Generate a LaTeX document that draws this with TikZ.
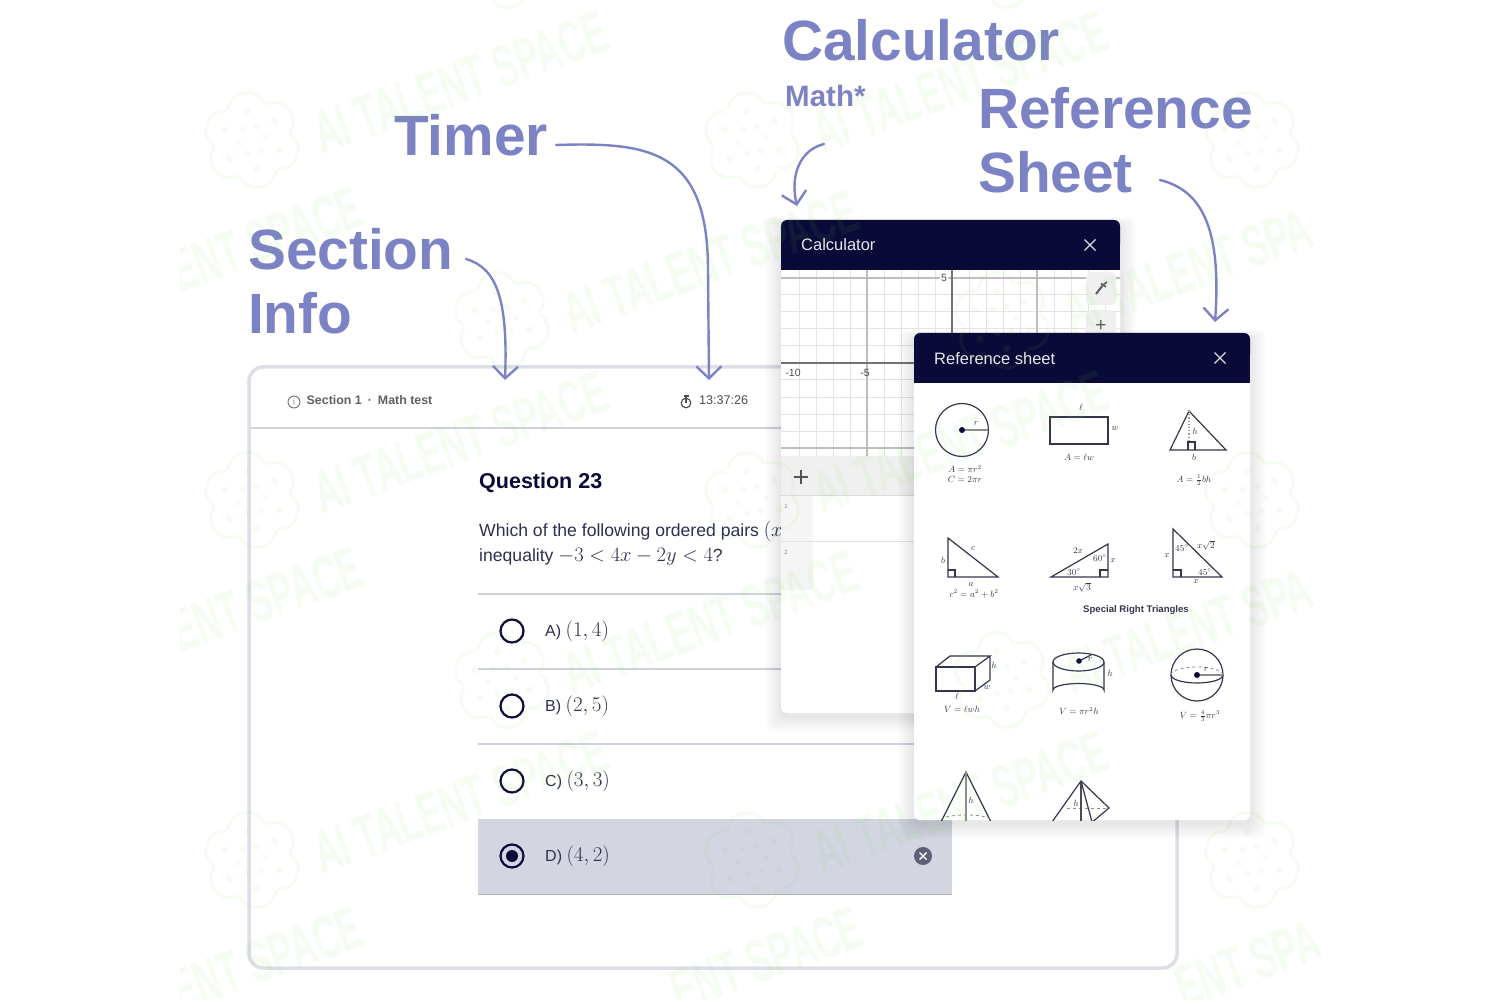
\documentclass[tikz,border=0pt]{standalone}
\usepackage{fix-cm}
\usepackage{fontspec}
\setmainfont{Liberation Sans}
\usetikzlibrary{arrows.meta}

\definecolor{callout}{HTML}{7C83C4}
\definecolor{navy}{HTML}{0A0A38}
\definecolor{rowgray}{HTML}{D3D5E1}
\definecolor{rulegray}{HTML}{CFD1DD}
\definecolor{cardgray}{HTML}{DDDEE6}
\definecolor{gridminor}{HTML}{E4E4E4}
\definecolor{gridmajor}{HTML}{BEBEBE}
\definecolor{ink}{HTML}{2E3050}
\definecolor{formula}{HTML}{34364E}
\definecolor{wmark}{HTML}{79DE45}

\tikzset{
    callouttext/.style={text=callout, font=\bfseries\fontsize{56.8}{60}\selectfont, anchor=base west, inner sep=0},
    calloutarrow/.style={draw=callout, line width=2.4, line cap=round, -{Straight Barb[length=12,width=25,line width=2.4]}},
    radio/.style={draw=navy, line width=2.2},
    choicetext/.style={text=ink, font=\fontsize{16}{18}\selectfont, anchor=base west, inner sep=0},
    questiontext/.style={text=ink, font=\fontsize{17.6}{20}\selectfont, anchor=base west, inner sep=0},
    windowtitle/.style={text=white!90!navy, font=\fontsize{16.5}{18}\selectfont, anchor=base west, inner sep=0},
    figline/.style={draw=formula, line width=1.2},
    figtext/.style={text=formula, font=\fontsize{9}{10}\selectfont, inner sep=0},
    axisnum/.style={text=black!70, font=\fontsize{10.5}{12}\selectfont, inner sep=0},
    wmarktext/.style={text=wmark, font=\bfseries\fontsize{60}{62}\selectfont, inner sep=0},
}

\newcommand{\softshadow}[4]{
    \foreach \s in {1,...,8}
        \fill[black, opacity=.012, rounded corners=7] (#1-2*\s,#2-\s+5) rectangle (#3+2*\s,#4+2*\s+3);
}

\begin{document}
\begin{tikzpicture}[x=1pt, y=-1pt]
    \useasboundingbox[fill=white] (0,0) rectangle (1500,1000);

    %%main card
    \draw[cardgray, line width=3.5, fill=white, rounded corners=14] (249,367) rectangle (1177,968);
    \draw[rulegray, line width=1.5] (251,428) -- (785,428);

    %%header of the card
    \draw[black!55, line width=.9] (294,402) circle (6);
    \node[inner sep=0, text=black!55, font=\fontsize{8}{9}\selectfont] (infoicon) at (294,402) {i};
    \node[anchor=base west, inner sep=0, text=black!62, font=\bfseries\fontsize{12.4}{14}\selectfont] (sectioninfo) at (306.5,405) {Section 1\hspace{6pt}·\hspace{6pt}Math test};
    \draw[black!70, line width=1.1] (686,403) circle (4.8);
    \draw[black!70, line width=1.1] (683.5,396) -- (688.5,396) (686,396) -- (686,403);
    \node[anchor=base west, inner sep=0, text=black!70, font=\fontsize{12.6}{14}\selectfont] (timertext) at (699,405) {13:37:26};

    %%question
    \node[anchor=base west, inner sep=0, text=navy, font=\bfseries\fontsize{21.5}{24}\selectfont] (questiontitle) at (479,488) {Question 23};
    \node[questiontext] (questionone) at (479,536) {Which of the following ordered pairs \fontsize{20.5}{22}\selectfont$(x$};
    \node[questiontext] (questiontwo) at (479,561) {inequality \fontsize{20.5}{22}\selectfont$-3<4x-2y<4$\fontsize{17.6}{20}\selectfont?};

    %%choices
    \foreach \y in {594,669,744}
        \draw[rulegray, line width=1.2] (478,\y) -- (952,\y);
    \fill[rowgray] (478,819) rectangle (952,894);
    \draw[rulegray!85!black, line width=1] (478,894) -- (952,894);

    \foreach \name/\y/\val in {A/631/{(1,4)}, B/706/{(2,5)}, C/781/{(3,3)}, D/856/{(4,2)}}{
        \draw[radio] (512,\y) circle (11.5);
        \node[choicetext] (choice\name) at (545,\y+5.5) {\name) \fontsize{21}{23}\selectfont$\val$};
    }
    \fill[navy] (512,856) circle (6);
    \fill[black!10!navy!65!white] (923,856) circle (9);
    \draw[white, line width=1.4] (919.5,852.5) -- (926.5,859.5) (926.5,852.5) -- (919.5,859.5);

    %%calculator window
    \softshadow{781}{220}{1120}{713}
    \fill[white, rounded corners=6] (781,230) rectangle (1120,713);
    \foreach \k in {0,...,19}
        \draw[gridminor, line width=1] (799+17*\k,270) -- (799+17*\k,456);
    \foreach \k in {0,...,10}
        \draw[gridminor, line width=1] (781,278+17*\k) -- (1120,278+17*\k);
    \foreach \x in {867,1037}
        \draw[gridmajor, line width=1.2] (\x,270) -- (\x,456);
    \foreach \y in {278,448}
        \draw[gridmajor, line width=1.2] (781,\y) -- (1120,\y);
    \draw[black!55, line width=1.6] (952,270) -- (952,456);
    \draw[black!55, line width=1.6] (781,363) -- (1120,363);
    \node[axisnum, fill=white, inner sep=1] (numfive) at (944,278) {5};
    \node[axisnum] (numten) at (793,373) {-10};
    \node[axisnum] (numminus) at (865,373) {-5};

    \fill[black!6, rounded corners=5] (1086,272) rectangle (1116,305);
    \fill[black!6, rounded corners=5] (1086,310) rectangle (1116,345);
    \draw[black!65, line width=2] (1096,294) -- (1103,285);
    \draw[black!65, line width=1.6] (1101,283.5) -- (1106,287) (1103,285) -- (1107,282);
    \node[inner sep=0, text=black!65, font=\fontsize{19}{20}\selectfont] (zoomplus) at (1101,326) {+};

    \fill[black!6] (781,456) rectangle (1120,495);
    \draw[black!14, line width=1] (781,495) -- (1120,495);
    \draw[black!68, line width=2.4] (794,477) -- (808,477) (801,470) -- (801,484);
    \fill[black!4] (781,496) rectangle (813,590);
    \draw[black!11, line width=1] (781,541) -- (1120,541);
    \node[inner sep=0, text=black!45, font=\fontsize{6}{7}\selectfont] (rowone) at (786,506) {1};
    \node[inner sep=0, text=black!45, font=\fontsize{6}{7}\selectfont] (rowtwo) at (786,552) {2};

    \fill[navy, rounded corners=6] (781,220) rectangle (1120,250);
    \fill[navy] (781,235) rectangle (1120,270);
    \node[windowtitle] (calctitle) at (801,251) {Calculator};
    \draw[white!85!navy, line width=1.3] (1084.5,239.5) -- (1095.5,250.5) (1095.5,239.5) -- (1084.5,250.5);

    %%reference sheet window
    \softshadow{914}{333}{1250}{820}
    \fill[white, rounded corners=6] (914,345) rectangle (1250,820);
    \fill[navy, rounded corners=6] (914,333) rectangle (1250,360);
    \fill[navy] (914,350) rectangle (1250,383);
    \node[windowtitle] (sheettitle) at (934,365) {Reference sheet};
    \draw[white!85!navy, line width=1.3] (1214.5,352.5) -- (1225.5,363.5) (1225.5,352.5) -- (1214.5,363.5);

    %%circle
    \draw[figline] (962,430) circle (26.5);
    \draw[black!45, line width=1.6] (962,430) -- (988,430);
    \fill[navy] (962,430) circle (3);
    \node[figtext] (circr) at (976,424) {$r$};
    \node[figtext, align=center] (circf) at (965,474) {$A=\pi r^2$\\$C=2\pi r$};

    %%rectangle
    \draw[figline] (1050,417) rectangle (1108,444);
    \node[figtext] (rectl) at (1081,407) {$\ell$};
    \node[figtext] (rectw) at (1115,429) {$w$};
    \node[figtext] (rectf) at (1079,457) {$A=\ell w$};

    %%triangle
    \draw[figline] (1170,450) -- (1189,411) -- (1226,450) -- cycle;
    \draw[black!40, line width=1.2, dotted] (1189,411) -- (1189,442);
    \draw[figline] (1188,450) -- (1188,442) -- (1195,442) -- (1195,450);
    \node[figtext] (trih) at (1195,431) {$h$};
    \node[figtext] (trib) at (1194,457) {$b$};
    \node[figtext] (trif) at (1194,480) {$A=\frac{1}{2}bh$};

    %%right triangle
    \draw[figline] (948,538) -- (948,577) -- (998,577) -- cycle;
    \draw[figline] (948,570) -- (955,570) -- (955,577);
    \node[figtext] (pytb) at (943,560) {$b$};
    \node[figtext] (pytc) at (973,549) {$c$};
    \node[figtext] (pyta) at (971,585) {$a$};
    \node[figtext] (pytf) at (974,594) {$c^2=a^2+b^2$};

    %%30 60 triangle
    \draw[figline] (1051,577) -- (1108,577) -- (1108,544) -- cycle;
    \draw[figline] (1100,577) -- (1100,570) -- (1108,570);
    \node[figtext] (thirtya) at (1078,551) {$2x$};
    \node[figtext] (thirtyb) at (1100,558) {$60^\circ$};
    \node[figtext] (thirtyc) at (1113,561) {$x$};
    \node[figtext] (thirtyd) at (1074,572) {$30^\circ$};
    \node[figtext] (thirtye) at (1082,587) {$x\sqrt{3}$};

    %%45 triangle
    \draw[figline] (1173,529) -- (1173,577) -- (1222,577) -- cycle;
    \draw[figline] (1173,570) -- (1181,570) -- (1181,577);
    \node[figtext] (fortya) at (1182,548) {$45^\circ$};
    \node[figtext] (fortyb) at (1206,545) {$x\sqrt{2}$};
    \node[figtext] (fortyc) at (1167,556) {$x$};
    \node[figtext] (fortyd) at (1205,572) {$45^\circ$};
    \node[figtext] (fortye) at (1196,582) {$x$};
    \node[inner sep=0, text=formula, font=\bfseries\fontsize{9.6}{11}\selectfont] (specialright) at (1136,610) {Special Right Triangles};

    %%box
    \draw[figline] (936,667) rectangle (975,691);
    \draw[figline] (936,667) -- (950,656) -- (990,656) -- (975,667) (990,656) -- (990,680) -- (975,691);
    \node[figtext] (boxh) at (994,665) {$h$};
    \node[figtext] (boxw) at (987,688) {$w$};
    \node[figtext] (boxl) at (957,696) {$\ell$};
    \node[figtext] (boxf) at (962,709) {$V=\ell wh$};

    %%cylinder
    \draw[figline] (1078.5,662) ellipse (25.5 and 9);
    \draw[figline] (1053,662) -- (1053,690) arc (180:0:25.5 and -6.5) -- (1104,662);
    \draw[figline] (1079,661) -- (1091,655);
    \fill[navy] (1079,661) circle (2.8);
    \node[figtext] (cylr) at (1090,660) {$r$};
    \node[figtext] (cylh) at (1110,673) {$h$};
    \node[figtext] (cylf) at (1079,711) {$V=\pi r^2h$};

    %%sphere
    \draw[figline] (1197,675) circle (26);
    \draw[figline] (1171,675) arc (180:360:26 and -8);
    \draw[black!45, line width=.8, dashed] (1171,675) arc (180:360:26 and 8);
    \draw[black!45, line width=1.6] (1197,675) -- (1223,675);
    \fill[navy] (1197,675) circle (3);
    \node[figtext] (sphr) at (1206,670) {$r$};
    \node[figtext] (sphf) at (1200,716) {$V=\frac{4}{3}\pi r^3$};

    %%cone and pyramid, cut off by the window
    \begin{scope}
        \clip (914,760) rectangle (1250,820);
        \draw[figline] (941,822) -- (966,772) -- (991,822);
        \draw[black!45, line width=1.6] (966,772) -- (966,822);
        \draw[black!45, line width=.8, dashed] (941,820) arc (180:360:25 and 5);
        \node[figtext] (coneh) at (971,800) {$h$};
        \draw[figline] (1052,822) -- (1081,781) -- (1109,808) -- (1090,824);
        \draw[black!45, line width=.8, dashed] (1067,808) -- (1109,808);
        \draw[black!70, line width=1.6] (1081,781) -- (1081,822);
        \draw[figline] (1081,781) -- (1092,822);
        \node[figtext] (pyrh) at (1076,803) {$h$};
    \end{scope}

    %%callouts
    \node[callouttext] (calclabel) at (782,61) {Calculator};
    \node[callouttext, font=\bfseries\fontsize{29.5}{32}\selectfont] (mathlabel) at (785,106.5) {Math*};
    \node[callouttext] (reflabel) at (978,128.5) {Reference};
    \node[callouttext] (sheetlabel) at (978,193) {Sheet};
    \node[callouttext] (timerlabel) at (394,156) {Timer};
    \node[callouttext] (sectionlabel) at (248,270) {Section};
    \node[callouttext] (infolabel) at (248,334) {Info};

    \coordinate (sectionfrom) at (466,259);
    \coordinate (sectionto) at (505,380);
    \coordinate (timerfrom) at (556,145);
    \coordinate (timerto) at (709,380);
    \coordinate (calcfrom) at (824,144);
    \coordinate (calcto) at (797,206);
    \coordinate (sheetfrom) at (1160,180);
    \coordinate (sheetto) at (1215,322);

    %%arrow 1
    \draw[calloutarrow] (sectionfrom) .. controls (497,268) and (508,300) .. (sectionto);
    %%arrow 2
    \draw[calloutarrow] (timerfrom) .. controls (650,142) and (708,150) .. (708,270) -- (timerto);
    %%arrow 3
    \draw[calloutarrow] (calcfrom) .. controls (800,150) and (790,175) .. (calcto);
    %%arrow 4
    \draw[calloutarrow] (sheetfrom) .. controls (1200,190) and (1222,225) .. (sheetto);

    %%watermark
    \begin{scope}[opacity=.075]
        \clip (180,0) rectangle (1320,1000);
        \foreach \x/\y [count=\c] in {315/135,815/135,315/495,815/495,315/855,815/855,565/315,565/675}
            \node[wmarktext, rotate=20, xscale=.585, anchor=west] (wmfull\c) at (\x,\y) {AI TALENT SPACE};
        \foreach \x/\y [count=\c] in {1065/315,1065/675}
            \node[wmarktext, rotate=20, xscale=.585, anchor=west] (wmright\c) at (\x,\y) {AI TALENT SPA};
        \foreach \x/\y [count=\c] in {360/205,360/565,360/925,860/925}
            \node[wmarktext, rotate=20, xscale=.585, anchor=east] (wmleft\c) at (\x,\y) {ENT SPACE};
        \node[wmarktext, rotate=20, xscale=.585, anchor=east] (wmcorner) at (1318,938) {ENT SPA};
        \foreach \x/\y in {252/140,752/140,1252/140,252/500,752/500,1252/500,252/860,752/860,1252/860,
                           502/320,1002/320,502/680,1002/680,502/-40,1002/-40}{
            \foreach \a in {20,80,...,320}{
                \draw[wmark, line width=3] (\x,\y) ++(\a:29) ++(\a-75:19) arc (\a-75:\a+75:19);
                \fill[wmark] (\x,\y) ++(\a:29) circle (3.5);
                \fill[wmark] (\x,\y) ++(\a+30:14) circle (3);
            }
        }
    \end{scope}
\end{tikzpicture}
\end{document}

TASK STATEMENT:
Reproduce the material above exactly, first line through the line that contains "(251,428) -- (785,428);", minus the pictures.

EXERCISE SOLUTION:
Generate a LaTeX document that draws this with TikZ.
\documentclass[tikz,border=0pt]{standalone}
\usepackage{fix-cm}
\usepackage{fontspec}
\setmainfont{Liberation Sans}
\usetikzlibrary{arrows.meta}

\definecolor{callout}{HTML}{7C83C4}
\definecolor{navy}{HTML}{0A0A38}
\definecolor{rowgray}{HTML}{D3D5E1}
\definecolor{rulegray}{HTML}{CFD1DD}
\definecolor{cardgray}{HTML}{DDDEE6}
\definecolor{gridminor}{HTML}{E4E4E4}
\definecolor{gridmajor}{HTML}{BEBEBE}
\definecolor{ink}{HTML}{2E3050}
\definecolor{formula}{HTML}{34364E}
\definecolor{wmark}{HTML}{79DE45}

\tikzset{
    callouttext/.style={text=callout, font=\bfseries\fontsize{56.8}{60}\selectfont, anchor=base west, inner sep=0},
    calloutarrow/.style={draw=callout, line width=2.4, line cap=round, -{Straight Barb[length=12,width=25,line width=2.4]}},
    radio/.style={draw=navy, line width=2.2},
    choicetext/.style={text=ink, font=\fontsize{16}{18}\selectfont, anchor=base west, inner sep=0},
    questiontext/.style={text=ink, font=\fontsize{17.6}{20}\selectfont, anchor=base west, inner sep=0},
    windowtitle/.style={text=white!90!navy, font=\fontsize{16.5}{18}\selectfont, anchor=base west, inner sep=0},
    figline/.style={draw=formula, line width=1.2},
    figtext/.style={text=formula, font=\fontsize{9}{10}\selectfont, inner sep=0},
    axisnum/.style={text=black!70, font=\fontsize{10.5}{12}\selectfont, inner sep=0},
    wmarktext/.style={text=wmark, font=\bfseries\fontsize{60}{62}\selectfont, inner sep=0},
}

\newcommand{\softshadow}[4]{
    \foreach \s in {1,...,8}
        \fill[black, opacity=.012, rounded corners=7] (#1-2*\s,#2-\s+5) rectangle (#3+2*\s,#4+2*\s+3);
}

\begin{document}
\begin{tikzpicture}[x=1pt, y=-1pt]
    \useasboundingbox[fill=white] (0,0) rectangle (1500,1000);

    %%main card
    \draw[cardgray, line width=3.5, fill=white, rounded corners=14] (249,367) rectangle (1177,968);
    \draw[rulegray, line width=1.5] (251,428) -- (785,428);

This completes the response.